So it’s that time of year, isn’t it? Because if you’ve been hanging in there for a while, there hasn’t been a year yet when we haven’t seen predictions from my fellow statheads that Rick Porcello is going to turn the corner. And as Mike Petriello points out, it’s easy to see why this is the year for Porcello. Power ground-ball guy? That’s the kind of pitcher sabermetricians have been gotten worked up about since Bill James first went gaga for Mike Witt 30 years ago.
Here’s why it isn’t so easy: There are people in baseball who bat left-handed, and they don’t go away when Porcello pitches. Instead, they beat on him like a drum. Not just some of them, but all of them. Porcello has been drubbed by lefties at an .820 OPS clip during the course of his career. Last year, his "big step forward," that came down to an .814 OPS (.303/.361/.452). If that’s progress, it’s incremental, if not accidental.
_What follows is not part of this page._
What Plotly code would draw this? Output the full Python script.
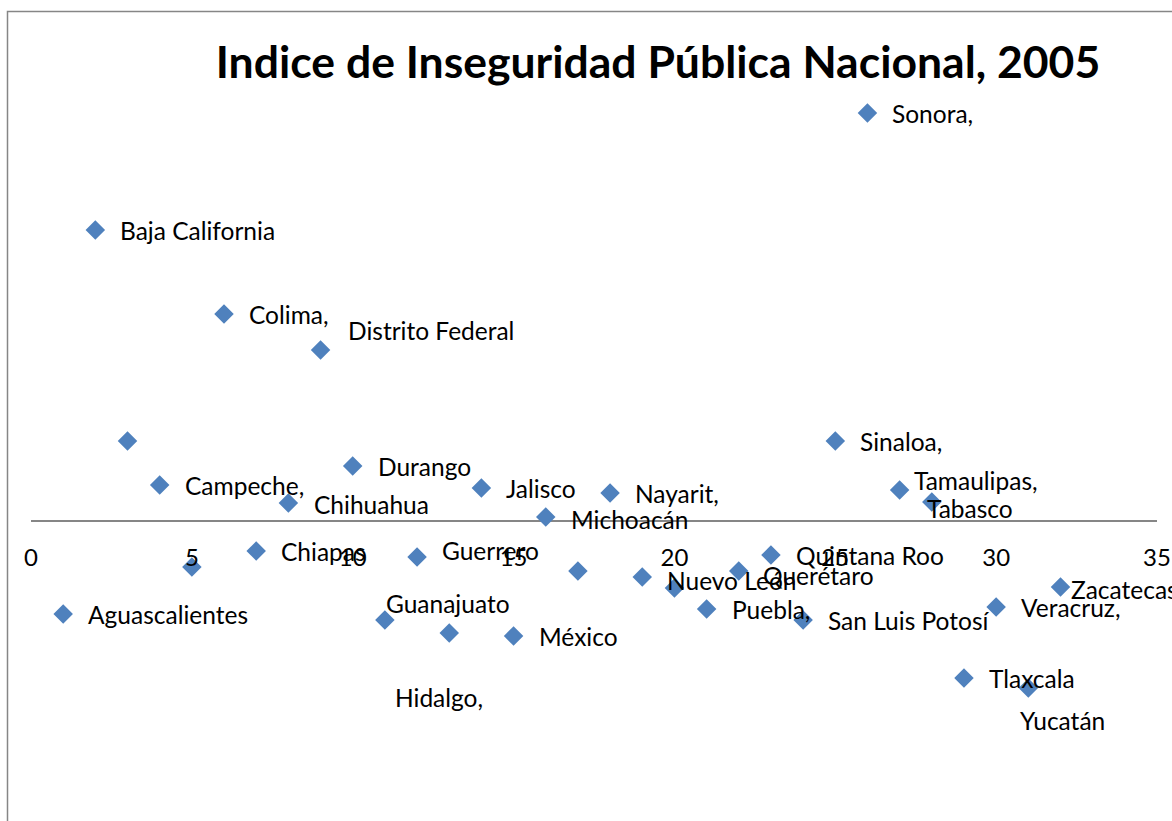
import plotly.graph_objects as go

# ---- data ----
estado_num = list(range(1, 33))
indice = [-0.93, 2.91, 0.80, 0.36, -0.46, 2.07, -0.30, 0.18, 1.71, 0.55,
          -0.99, -0.36, -1.12, 0.33, -1.15, 0.04, -0.50, 0.28, -0.56, -0.67,
          -0.88, -0.50, -0.34, -0.99, 0.80, 4.08, 0.31, 0.19, -1.57, -0.86,
          -1.67, -0.66]
etiquetas = ["Aguascalientes", "Baja California", "", "Campeche,", "", "Colima,",
             "Chiapas", "Chihuahua", "Distrito Federal", "Durango", "Guanajuato",
             "Guerrero", "Hidalgo,", "Jalisco", "México", "Michoacán", "",
             "Nayarit,", "Nuevo León", "", "Puebla,", "Querétaro", "Quintana Roo",
             "San Luis Potosí", "Sinaloa,", "Sonora,", "Tamaulipas,", "Tabasco",
             "Tlaxcala", "Veracruz,", "Yucatán", "Zacatecas"]
x_ticks = [0, 5, 10, 15, 20, 25, 30, 35]
titulo = "Indice de Inseguridad Pública Nacional, 2005"

# ---- label offsets (pixels: dx right, dy down) ----
default_off = (23, 0)
label_off = {
    "Distrito Federal": (25, -20),
    "Guanajuato": (-1, -17),
    "Hidalgo,": (-56, 64),
    "Guerrero": (23, -7),
    "Querétaro": (22, 4),
    "Nuevo León": (23, 3),
    "Tamaulipas,": (12, -10),
    "Tabasco": (-7, 6),
    "Yucatán": (-10, 32),
    "Zacatecas": (9, 2),
    "Chihuahua": (24, 1),
    "Michoacán": (23, 2),
}

W, H = 1172, 821
FONT = "Lato"
BLUE = "#4F81BD"

fig = go.Figure()
fig.add_trace(go.Scatter(
    x=estado_num, y=indice, mode="markers",
    marker=dict(symbol="diamond", size=15, color=BLUE, line=dict(width=0)),
    cliponaxis=False, hoverinfo="skip", showlegend=False,
))

for xv, yv, lab in zip(estado_num, indice, etiquetas):
    if not lab:
        continue
    dx, dy = label_off.get(lab, default_off)
    fig.add_annotation(x=xv, y=yv, xref="x", yref="y", text=lab,
                       showarrow=False, xanchor="left", yanchor="middle",
                       xshift=dx, yshift=-dy,
                       font=dict(family=FONT, size=24.5, color="#000000"))

axis_py = 521
ypix_per_unit = 100.0
y_top = axis_py / ypix_per_unit
y_bot = y_top - H / ypix_per_unit

fig.update_layout(
    width=W, height=H, autosize=False,
    margin=dict(l=0, r=0, t=0, b=0, pad=0, autoexpand=False),
    paper_bgcolor="white", plot_bgcolor="white",
    title=dict(text="<b>" + titulo + "</b>", x=658 / W, xanchor="center",
               y=1 - 62 / H, yanchor="middle",
               font=dict(family=FONT, size=44.5, color="#000000")),
    xaxis=dict(domain=[31 / W, 1157 / W], range=[0, 35], tickvals=x_ticks,
               showgrid=False, zeroline=False, showline=False, ticks="",
               anchor="free", position=(H - axis_py) / H, automargin=False,
               ticklabelstandoff=20,
               tickfont=dict(family=FONT, size=24, color="#000000")),
    yaxis=dict(domain=[0, 1], range=[y_bot, y_top], showgrid=False,
               zeroline=True, zerolinecolor="#868686", zerolinewidth=2,
               showticklabels=False, ticks="", showline=False, automargin=False),
    shapes=[dict(type="rect", xref="paper", yref="paper",
                 x0=7.5 / W, x1=1.02, y0=-0.02, y1=1 - 11.5 / H,
                 line=dict(color="#868686", width=1.5), layer="below")],
)

fig.write_html(
    "out.html",
    config={"displayModeBar": False, "staticPlot": True},
    post_script="document.body.style.margin='0';document.body.style.overflow='hidden';",
)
So where did Porcello make his big improvement? Against right-handers, sure. Last year, Porcello held right-handed batters to a .599 OPS, against a .682 career clip. And his incredible 8-to-1 strikeout rate against righties was remarkable. But his ratio of unintentional freebies to whiffs against lefties, the people he had to face more than half of the time? It was just 2-to-1 last year.
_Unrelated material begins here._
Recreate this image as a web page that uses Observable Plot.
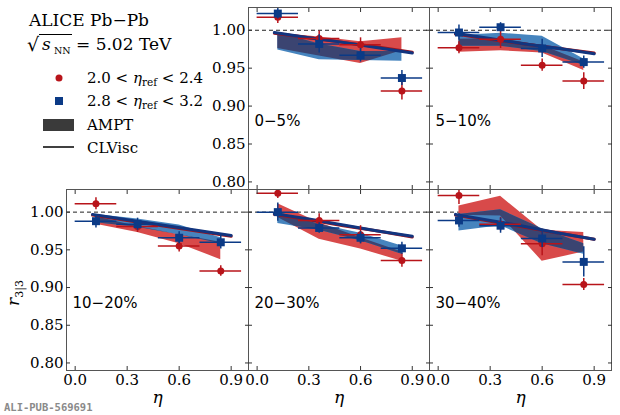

Is there any reason to expect these numbers to improve? Terry Francona’s Indians platoon heavily, so that isn’t going to stop hurting Porcello against them. The Royals lean heavily left too. It isn’t like every opposing team in baseball doesn’t know they can’t beat on Porcello by stacking their lineups with lefties, and until he shows the league he can get off-speed and breaking stuff over for strikes against them, they’re going to be able to continue to sit dead red at the plate and keep hammering him.
Every team has its spring rituals, especially where certain players are concerned. If you’re a Tigers fan of a certain age, say, someone who was big into them in the late '70s and early '80s, you could look forward to stories every February that Kirk Gibson was working out with Al Kaline (again), and this year Gibby was going to put all of his gifts to work in the outfield and become a Gold Glove outfielder. It never happened, of course, but it didn’t stop folks from wanting to believe it every year, and it didn’t stop guys from writing about it every year. But in the end, Gibby’s gifts did not go so far as to make him that guy.
That’s sort of where I’m at on Porcello -- show me, and specifically, show me that you can get lefties out. Because the rest of it? That isn’t really something he controls. All of the epiphenomena that Mike is pointing out are absolutely true. The Tigers’ bullpen should do better by him, and probably will. The Tigers’ defense should also do better by him (even if you’re skeptical about Nick Castellanos at third, as I am), and probably will.
But if Porcello can’t start getting left-handed people out consistently for the first time in his career, there’s only so much more excellence he can achieve overpowering the shrinking number of right-handed people he gets to face.